Estos catorce años de emisiones (seguramente demasiados, han estirado el chorizo más de lo debido) han dado para crear toda una neolengua y un vocabulario del corazón con frases míticas para la historia como “ni que fuera yo Bin Laden”, “bares de lucecitas” (por putis de carretera) y “agua con misterio” (cuando uno va con cuatro copas de más y le echa la culpa al camarero). Los personajes e invitados, una fauna de todo pelaje y condición, tuvieron tiempo hasta de inventar un nuevo género musical, el “baile del chuminero” de la sufrida Lozano, una coreografía de patas abiertas y mucha cadera que en Benidorm aún lo peta en las discotecas (los ingleses lo llaman pussy dancing). Todo ese salseo, todo ese espectáculo de la España más chabacana y vulgar (la televisión no es más que el espejo de la sociedad), provocó que muchos se llevaran las manos a la cabeza alegando que aquello no era ni reality ni telerrealidad, sino telemierda, y con esa etiqueta, quizá algo injusta, se quedó el programa.

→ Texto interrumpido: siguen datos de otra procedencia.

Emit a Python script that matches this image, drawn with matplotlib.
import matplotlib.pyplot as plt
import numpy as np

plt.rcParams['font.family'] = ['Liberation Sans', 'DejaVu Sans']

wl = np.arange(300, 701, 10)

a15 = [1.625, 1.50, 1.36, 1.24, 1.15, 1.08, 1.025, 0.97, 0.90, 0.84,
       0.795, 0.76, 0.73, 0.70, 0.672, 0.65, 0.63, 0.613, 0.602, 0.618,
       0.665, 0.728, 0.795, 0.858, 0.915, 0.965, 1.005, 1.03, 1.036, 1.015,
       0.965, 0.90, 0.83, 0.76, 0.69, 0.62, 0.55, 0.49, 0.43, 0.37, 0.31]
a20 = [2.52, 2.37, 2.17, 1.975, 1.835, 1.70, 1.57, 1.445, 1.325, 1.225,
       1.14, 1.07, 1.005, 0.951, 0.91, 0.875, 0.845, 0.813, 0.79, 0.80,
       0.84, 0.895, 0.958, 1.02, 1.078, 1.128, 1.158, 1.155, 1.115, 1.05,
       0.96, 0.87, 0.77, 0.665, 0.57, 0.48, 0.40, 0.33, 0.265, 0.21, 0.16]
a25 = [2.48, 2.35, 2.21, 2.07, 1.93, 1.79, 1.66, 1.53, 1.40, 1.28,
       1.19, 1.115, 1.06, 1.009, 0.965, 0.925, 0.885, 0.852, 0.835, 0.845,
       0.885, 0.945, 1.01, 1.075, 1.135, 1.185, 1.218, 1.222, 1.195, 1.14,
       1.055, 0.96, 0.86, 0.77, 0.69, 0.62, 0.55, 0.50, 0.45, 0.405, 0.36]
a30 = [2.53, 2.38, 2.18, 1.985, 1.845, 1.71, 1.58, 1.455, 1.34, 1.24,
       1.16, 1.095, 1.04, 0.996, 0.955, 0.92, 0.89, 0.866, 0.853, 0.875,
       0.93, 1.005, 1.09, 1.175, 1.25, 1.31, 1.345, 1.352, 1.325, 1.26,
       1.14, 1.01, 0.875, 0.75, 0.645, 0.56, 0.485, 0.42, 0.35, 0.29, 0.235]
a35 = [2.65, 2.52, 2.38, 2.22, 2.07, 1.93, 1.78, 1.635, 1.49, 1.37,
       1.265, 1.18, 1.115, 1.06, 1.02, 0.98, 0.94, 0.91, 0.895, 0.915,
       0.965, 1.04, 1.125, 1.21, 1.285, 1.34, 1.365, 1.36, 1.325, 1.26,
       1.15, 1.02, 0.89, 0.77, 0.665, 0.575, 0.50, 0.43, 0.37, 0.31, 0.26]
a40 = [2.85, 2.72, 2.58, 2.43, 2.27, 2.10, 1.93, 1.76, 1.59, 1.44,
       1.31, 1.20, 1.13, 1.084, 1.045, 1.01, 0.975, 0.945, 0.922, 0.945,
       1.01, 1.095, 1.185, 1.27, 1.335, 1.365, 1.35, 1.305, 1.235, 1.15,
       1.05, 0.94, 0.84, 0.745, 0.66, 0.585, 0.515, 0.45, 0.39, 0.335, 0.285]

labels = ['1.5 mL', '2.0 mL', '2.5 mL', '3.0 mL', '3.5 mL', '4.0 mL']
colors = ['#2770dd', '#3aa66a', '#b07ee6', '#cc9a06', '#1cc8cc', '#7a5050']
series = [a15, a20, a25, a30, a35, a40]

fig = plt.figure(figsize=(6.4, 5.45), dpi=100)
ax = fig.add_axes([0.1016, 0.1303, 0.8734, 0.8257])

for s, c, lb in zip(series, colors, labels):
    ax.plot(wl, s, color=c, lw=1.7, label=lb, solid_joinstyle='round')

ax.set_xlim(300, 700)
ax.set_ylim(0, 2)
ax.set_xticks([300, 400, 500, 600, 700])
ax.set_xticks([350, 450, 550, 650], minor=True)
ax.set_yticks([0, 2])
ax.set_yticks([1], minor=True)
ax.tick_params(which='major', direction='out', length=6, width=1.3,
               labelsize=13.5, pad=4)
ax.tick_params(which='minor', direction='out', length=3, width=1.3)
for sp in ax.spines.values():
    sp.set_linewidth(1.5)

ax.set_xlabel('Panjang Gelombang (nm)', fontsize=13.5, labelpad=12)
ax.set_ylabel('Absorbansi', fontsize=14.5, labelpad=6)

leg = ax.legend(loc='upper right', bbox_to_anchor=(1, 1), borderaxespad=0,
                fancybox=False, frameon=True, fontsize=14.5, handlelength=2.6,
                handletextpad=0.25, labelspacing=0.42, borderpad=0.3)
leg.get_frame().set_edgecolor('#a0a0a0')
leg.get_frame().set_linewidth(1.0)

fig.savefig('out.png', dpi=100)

En cualquier caso, los chorvos y chorvas del Sálvame, aventureros del amor, cazadores de fortuna (y millonarios), oportunistas, paparazzi pasados de rayos uva, vendevidas, confidentes de pacotilla y fisgones de todo tipo no han hecho otra cosa que, con mayor o menor acierto, tratar de entretener al personal en un país que de un tiempo a esta parte no se ha distinguido precisamente por su elevado nivel cultural, social o político. Para muestra Ayuso, que cuando los periodistas le tiran una pregunta improvisada de rabiosa actualidad, ella echa balones fuera alegando que no puede (o no sabe) contestar porque ese tema no está en el guion que MAR le prepara la noche anterior. El martes, los plumillas le pidieron opinión sobre la ley de eutanasia y ella se metió en un frondoso jardín: “No puedo improvisar las respuestas aquí te pillo aquí te mato”. Otro espantoso ridículo de la Emperatriz de Chamberí. Cualquier colaborador del Sálvame le hubiese echado más ingenio a la cosa.

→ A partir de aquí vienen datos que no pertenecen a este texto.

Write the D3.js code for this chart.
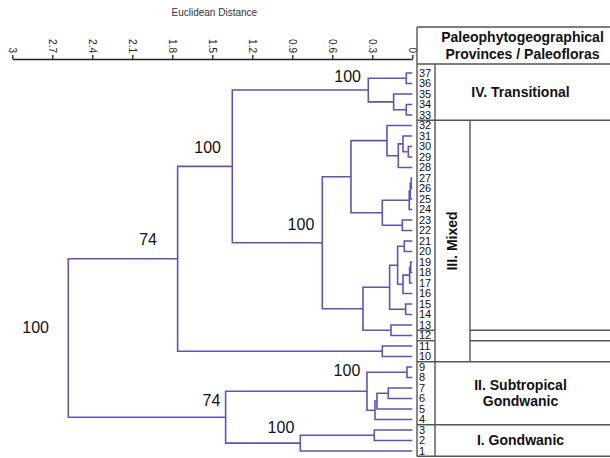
<!DOCTYPE html>
<html>
<head>
<meta charset="utf-8">
<script src="https://cdn.jsdelivr.net/npm/d3@7/dist/d3.min.js"></script>
<style>
  html, body { margin: 0; padding: 0; background: #fff; }
  svg { display: block; font-family: "Liberation Sans", Arial, sans-serif; }
</style>
</head>
<body>
<svg id="chart" width="610" height="458"></svg>
<script>
// ---- data -------------------------------------------------------------
// Leaf numbers (localities), drawn bottom (1) to top (37)
const leaves = d3.range(1, 38);

// Agglomeration steps: [node id, child A, child B, Euclidean distance]
const merges = [
  ["t1", "37", "36", 0.045],
  ["t2", "34", "33", 0.045],
  ["t3", "35", "t2", 0.14],
  ["T",  "t1", "t3", 0.33],
  ["m1", "30", "29", 0.03],
  ["m2", "31", "m1", 0.07],
  ["m3", "m2", "28", 0.105],
  ["m4", "32", "m3", 0.19],
  ["m5", "27", "26", 0.008],
  ["m6", "m5", "25", 0.015],
  ["m7", "m6", "24", 0.023],
  ["m8", "23", "22", 0.075],
  ["m9", "m7", "m8", 0.225],
  ["m10", "m4", "m9", 0.46],
  ["m11", "21", "20", 0.06],
  ["m12", "19", "18", 0.012],
  ["m13", "m12", "17", 0.02],
  ["m14", "m13", "16", 0.07],
  ["m15", "m11", "m14", 0.11],
  ["m16", "15", "14", 0.05],
  ["m17", "m15", "m16", 0.17],
  ["m18", "13", "12", 0.16],
  ["m19", "m17", "m18", 0.37],
  ["M",  "m10", "m19", 0.675],
  ["c1", "T", "M", 1.35],
  ["c2", "11", "10", 0.225],
  ["c3", "c1", "c2", 1.76],
  ["s1", "9", "8", 0.04],
  ["s2", "7", "6", 0.18],
  ["s3", "s2", "5", 0.265],
  ["s4", "s3", "4", 0.28],
  ["S",  "s1", "s4", 0.34],
  ["g1", "3", "2", 0.285],
  ["G",  "g1", "1", 0.84],
  ["c4", "S", "G", 1.40],
  ["root", "c3", "c4", 2.58]
];

// Bootstrap support values: text, distance at label's right edge, row (leaf units) of baseline
const bootText = ["100", "100", "74", "100", "74", "100", "100", "100"];
const bootDist = [0.385, 1.435, 1.915, 2.725, 1.44, 0.735, 0.39, 0.885];
const bootRow  = [36.14, 29.4, 20.66, 12.2, 5.27, 22.08, 8.12, 2.71];

// Axis ticks
const tickValues = [0, 0.3, 0.6, 0.9, 1.2, 1.5, 1.8, 2.1, 2.4, 2.7, 3];
const axisTitle = "Euclidean Distance";

// Province table
const headerLines = ["Paleophytogeographical", "Provinces / Paleofloras"];
const provinceNames = [["IV. Transitional"], ["III. Mixed"], ["II. Subtropical", "Gondwanic"], ["I. Gondwanic"]];
const provinceFrom = [33, 10, 4, 1];
const provinceTo   = [37, 32, 9, 3];
const mixedBreaks  = [12.5, 11.5];

// ---- layout -----------------------------------------------------------
const svg = d3.select("#chart");
const lineColor = "#5a56b4";
const tableColor = "#555";

const x = d3.scaleLinear().domain([3, 0]).range([12.3, 412.3]);
const y = d3.scaleLinear().domain([1, 37]).range([451, 73]);

const axisY = 59;
const tableLeft = 417, numRight = 435, mixedRight = 470, tableRight = 610;
const headerTop = 27, headerBottom = 64;

// ---- axis -------------------------------------------------------------
const axisG = svg.append("g")
  .attr("transform", `translate(0,${axisY})`)
  .call(d3.axisTop(x)
    .tickValues(tickValues)
    .tickSize(4)
    .tickSizeOuter(0)
    .tickFormat(d => String(+d.toFixed(1))));
axisG.select(".domain").attr("stroke", "#222").attr("stroke-width", 1.3);
axisG.selectAll(".tick line").attr("stroke", "#222").attr("stroke-width", 1.3);
axisG.selectAll(".tick text")
  .attr("transform", "rotate(90)")
  .attr("x", -6)
  .attr("y", 0)
  .attr("dy", "0.35em")
  .attr("text-anchor", "end")
  .attr("font-size", 10)
  .attr("font-family", "Liberation Sans, Arial, sans-serif")
  .attr("fill", "#222");

svg.append("text")
  .attr("x", (x(3) + x(0)) / 2 + 2)
  .attr("y", 16)
  .attr("text-anchor", "middle")
  .attr("font-size", 10)
  .attr("fill", "#333")
  .text(axisTitle);

// ---- dendrogram -------------------------------------------------------
const nodes = new Map();
leaves.forEach(l => nodes.set(String(l), { name: String(l), h: 0, leaf: l }));
merges.forEach(([id, a, b, h]) => {
  nodes.set(id, { name: id, h: h, children: [nodes.get(a), nodes.get(b)] });
});
const root = d3.hierarchy(nodes.get("root"));
root.eachAfter(n => {
  n.px = x(n.data.h);
  n.py = n.children ? d3.mean(n.children, c => c.py) : y(n.data.leaf);
});

svg.append("g")
  .attr("fill", "none")
  .attr("stroke", lineColor)
  .attr("stroke-width", 1.6)
  .selectAll("path")
  .data(root.descendants().filter(n => n.children))
  .join("path")
  .attr("d", n => {
    const [a, b] = n.children;
    return `M${a.px},${a.py}H${n.px}V${b.py}H${b.px}`;
  });

svg.append("g")
  .selectAll("text")
  .data(bootText)
  .join("text")
  .attr("x", (d, i) => x(bootDist[i]))
  .attr("y", (d, i) => y(bootRow[i]))
  .attr("text-anchor", "end")
  .attr("font-size", 16)
  .attr("fill", "#111")
  .text(d => d);

// ---- table ------------------------------------------------------------
const table = svg.append("g")
  .attr("stroke", tableColor)
  .attr("stroke-width", 1.4)
  .attr("fill", "none");

const hline = (yy, x1, x2) => table.append("line").attr("x1", x1).attr("x2", x2).attr("y1", yy).attr("y2", yy);
const vline = (xx, y1, y2) => table.append("line").attr("x1", xx).attr("x2", xx).attr("y1", y1).attr("y2", y2);

const bottomY = y(0.5);
hline(headerTop, tableLeft, tableRight);
hline(headerBottom, tableLeft, tableRight);
vline(tableLeft, headerTop, bottomY);
vline(numRight, headerBottom, bottomY);
provinceFrom.forEach(f => hline(y(f - 0.5), tableLeft, tableRight));
const mixIdx = 1;
vline(mixedRight, y(provinceTo[mixIdx] + 0.5), y(provinceFrom[mixIdx] - 0.5));
mixedBreaks.forEach(b => {
  hline(y(b), tableLeft, numRight);
  hline(y(b), mixedRight, tableRight);
});

// leaf numbers
svg.append("g")
  .selectAll("text")
  .data(leaves)
  .join("text")
  .attr("x", tableLeft + 2)
  .attr("y", d => y(d))
  .attr("dy", "0.36em")
  .attr("font-size", 11)
  .attr("fill", "#111")
  .text(d => d);

// header
const colCenter = (numRight + tableRight) / 2;
svg.append("g")
  .selectAll("text")
  .data(headerLines)
  .join("text")
  .attr("x", colCenter)
  .attr("y", (d, i) => (headerTop + headerBottom) / 2 - 8 + i * 17)
  .attr("dy", "0.35em")
  .attr("text-anchor", "middle")
  .attr("font-size", 14)
  .attr("font-weight", "bold")
  .attr("fill", "#111")
  .text(d => d);

// province names
provinceNames.forEach((lines, i) => {
  const top = i === 0 ? headerBottom : y(provinceTo[i] + 0.5);
  const bot = y(provinceFrom[i] - 0.5);
  const cy = (top + bot) / 2;
  if (i === mixIdx) {
    const cx = (numRight + mixedRight) / 2;
    svg.append("text")
      .attr("transform", `translate(${cx},${cy}) rotate(-90)`)
      .attr("dy", "0.35em")
      .attr("text-anchor", "middle")
      .attr("font-size", 14)
      .attr("font-weight", "bold")
      .attr("fill", "#111")
      .text(lines[0]);
  } else {
    svg.append("g")
      .selectAll("text")
      .data(lines)
      .join("text")
      .attr("x", colCenter - 2)
      .attr("y", (d, j) => cy + (j - (lines.length - 1) / 2) * 16)
      .attr("dy", "0.35em")
      .attr("text-anchor", "middle")
      .attr("font-size", 14)
      .attr("font-weight", "bold")
      .attr("fill", "#111")
      .text(d => d);
  }
});
</script>
</body>
</html>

El gran mérito del programa que nos deja, si es que tuvo alguno, fue convertirse en un reducto u oasis aislado, una habitación del pánico a salvo de la cruel realidad del día a día. Bastaba con darle al botón y cambiar de canal para que uno se evadiera de la crisis, la inflación, el paro, los crímenes, la corrupción, la estulticia de los políticos y todo el sindiós del mundo de hoy. Ya podía estallar la Tercera Guerra Mundial, que el mayor problema para el Sálvame era saber si la Esteban había hecho las paces con fulanita o menganita. Esa evasión, ese escapismo televisivo, ha hecho olvidar por un momento más de una depresión.

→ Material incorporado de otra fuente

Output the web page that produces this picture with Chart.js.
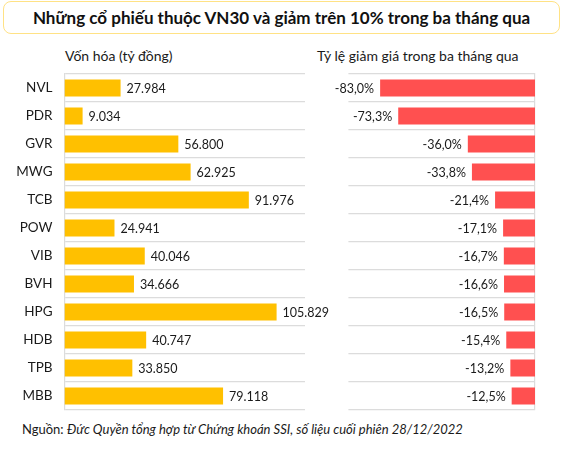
<!DOCTYPE html>
<html lang="vi">

<head>
    <meta charset="UTF-8">
    <title>Cổ phiếu VN30 giảm trên 10%</title>
    <script src="https://cdn.jsdelivr.net/npm/chart.js"></script>
    <style>
        body { margin: 0; background: #fff; font-family: Lato, "Noto Sans", sans-serif; color: #1a1a1a; }
        #wrap { position: relative; width: 562px; height: 451px; background: #fff; overflow: hidden; }
        .title-box {
            position: absolute; left: 3px; top: 1px; width: 557px; height: 33px;
            box-sizing: border-box; border: 1.5px solid #FFE285; border-radius: 8px;
            display: flex; align-items: center; justify-content: center;
            font-weight: bold; font-size: 17px; color: #111;
        }
        .sub { position: absolute; top: 48px; font-size: 14px; line-height: 16px; white-space: nowrap; }
        .source { position: absolute; left: 22px; top: 421px; font-size: 13px; line-height: 16px; white-space: nowrap; }
        canvas { position: absolute; }
    </style>
</head>

<body>
    <div id="wrap">
        <div class="title-box">Những cổ phiếu thuộc VN30 và giảm trên 10% trong ba tháng qua</div>
        <div class="sub" style="left:65px">Vốn hóa (tỷ đồng)</div>
        <div class="sub" style="left:317px">Tỷ lệ giảm giá trong ba tháng qua</div>
        <canvas id="capChart" width="340" height="344" style="left:0;top:70px"></canvas>
        <canvas id="dropChart" width="262" height="344" style="left:300px;top:70px"></canvas>
        <div class="source">Nguồn: <i>Đức Quyền tổng hợp từ Chứng khoán SSI, số liệu cuối phiên 28/12/2022</i></div>
    </div>

    <script>
        // dữ liệu
        const tickers = ['NVL', 'PDR', 'GVR', 'MWG', 'TCB', 'POW', 'VIB', 'BVH', 'HPG', 'HDB', 'TPB', 'MBB'];
        const marketCap = [27984, 9034, 56800, 62925, 91976, 24941, 40046, 34666, 105829, 40747, 33850, 79118];
        const priceDrop = [-83.0, -73.3, -36.0, -33.8, -21.4, -17.1, -16.7, -16.6, -16.5, -15.4, -13.2, -12.5];

        const gridColor = '#dcdcdc';

        function fmtThousands(v) {
            return String(v).replace(/\B(?=(\d{3})+(?!\d))/g, '.');
        }
        function fmtPct(v) {
            return v.toFixed(1).replace('.', ',') + '%';
        }

        // nhãn giá trị ở đầu thanh
        const valueLabels = {
            id: 'valueLabels',
            afterDatasetsDraw(chart) {
                const ctx = chart.ctx;
                const meta = chart.getDatasetMeta(0);
                ctx.save();
                ctx.font = '12.5px Lato, sans-serif';
                ctx.fillStyle = '#1a1a1a';
                ctx.textBaseline = 'middle';
                meta.data.forEach((bar, i) => {
                    const v = chart.data.datasets[0].data[i];
                    if (v < 0) {
                        ctx.textAlign = 'right';
                        ctx.fillText(fmtPct(v), bar.x - 6, bar.y + 1);
                    } else {
                        ctx.textAlign = 'left';
                        ctx.fillText(fmtThousands(v), bar.x + 6, bar.y + 1);
                    }
                });
                ctx.restore();
            }
        };

        new Chart(document.getElementById('capChart'), {
            type: 'bar',
            data: {
                labels: tickers,
                datasets: [{
                    data: marketCap,
                    backgroundColor: '#FFC000',
                    barPercentage: 0.6,
                    categoryPercentage: 1
                }]
            },
            options: {
                indexAxis: 'y',
                responsive: false,
                animation: false,
                layout: { padding: { left: 0, right: 35, top: 4, bottom: 4 } },
                scales: {
                    x: { display: false, min: 0, max: 120000 },
                    y: {
                        afterFit: s => {
                            s.width = 64.5;
                            s.paddingTop = 0;
                            s.paddingBottom = 0;
                        },
                        grid: { color: gridColor, lineWidth: 1.2, drawTicks: false },
                        border: { display: true, color: gridColor, width: 1.2 },
                        ticks: { color: '#1a1a1a', padding: 12, font: { family: 'Lato', size: 13.5 } }
                    }
                },
                plugins: { legend: { display: false }, tooltip: { enabled: false } }
            },
            plugins: [valueLabels]
        });

        new Chart(document.getElementById('dropChart'), {
            type: 'bar',
            data: {
                labels: tickers,
                datasets: [{
                    data: priceDrop,
                    backgroundColor: '#FF5050',
                    barPercentage: 0.6,
                    categoryPercentage: 1
                }]
            },
            options: {
                indexAxis: 'y',
                responsive: false,
                animation: false,
                layout: { padding: { left: 48.4, right: 27, top: 4, bottom: 4 } },
                scales: {
                    x: { display: false, min: -100, max: 0 },
                    y: {
                        position: 'right',
                        afterFit: s => { s.width = 0; },
                        grid: { color: gridColor, lineWidth: 1.2, drawTicks: false },
                        border: { display: true, color: gridColor, width: 1.2 },
                        ticks: { display: false }
                    }
                },
                plugins: { legend: { display: false }, tooltip: { enabled: false } }
            },
            plugins: [valueLabels]
        });
    </script>
</body>

</html>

Así que decimos adiós a Jorgeja, la Esteban, Kiko Hernández, Lydia Lozano, Matamoros, la Patiño y todos esos rostros que han hecho compañía a tanta gente, sobre todo mayor, en el tedio de la sobremesa. En las residencias de ancianos echarán de menos un entretenimiento tan frívolo como eficaz que ahorraba en Prozac y Sintrón.
Dicen que se cargan el programa no por falta de audiencias (sigue teniendo un público fiel), sino por el tratamiento de algunos asuntos escabrosos. Esta España remilgada, ofendidita por todo y pacata ya no es la misma de hace catorce años, cuando el Sálvame entró a galope tendido en la pequeña pantalla con su carroza de locos y locas. Hasta Rufián ha tenido que rendirse a la labor social de esta troupe rosa, de esta canallesca del romance, del adulterio y el flirt. “Ha hecho mucho más Jorge Javier Vázquez diciendo que el fascismo, el racismo y la homofobia son bazofia que mil campañas políticas. Para telebasura algunas tertulias y telediarios de insignes periodistas”. Touché. Jorgeja le daba un aire de libertad (y algo de libertinaje rojo, por qué no decirlo) al día a día. Cuentan que Ana Rosa, su sustituta, viene con un magazine más serio bajo el brazo. Seguro que algunas tertulias no habrá quien se las trague por la carga reaccionaria que nos preparan. Para eso mucho mejor el chuminero de la Lozano.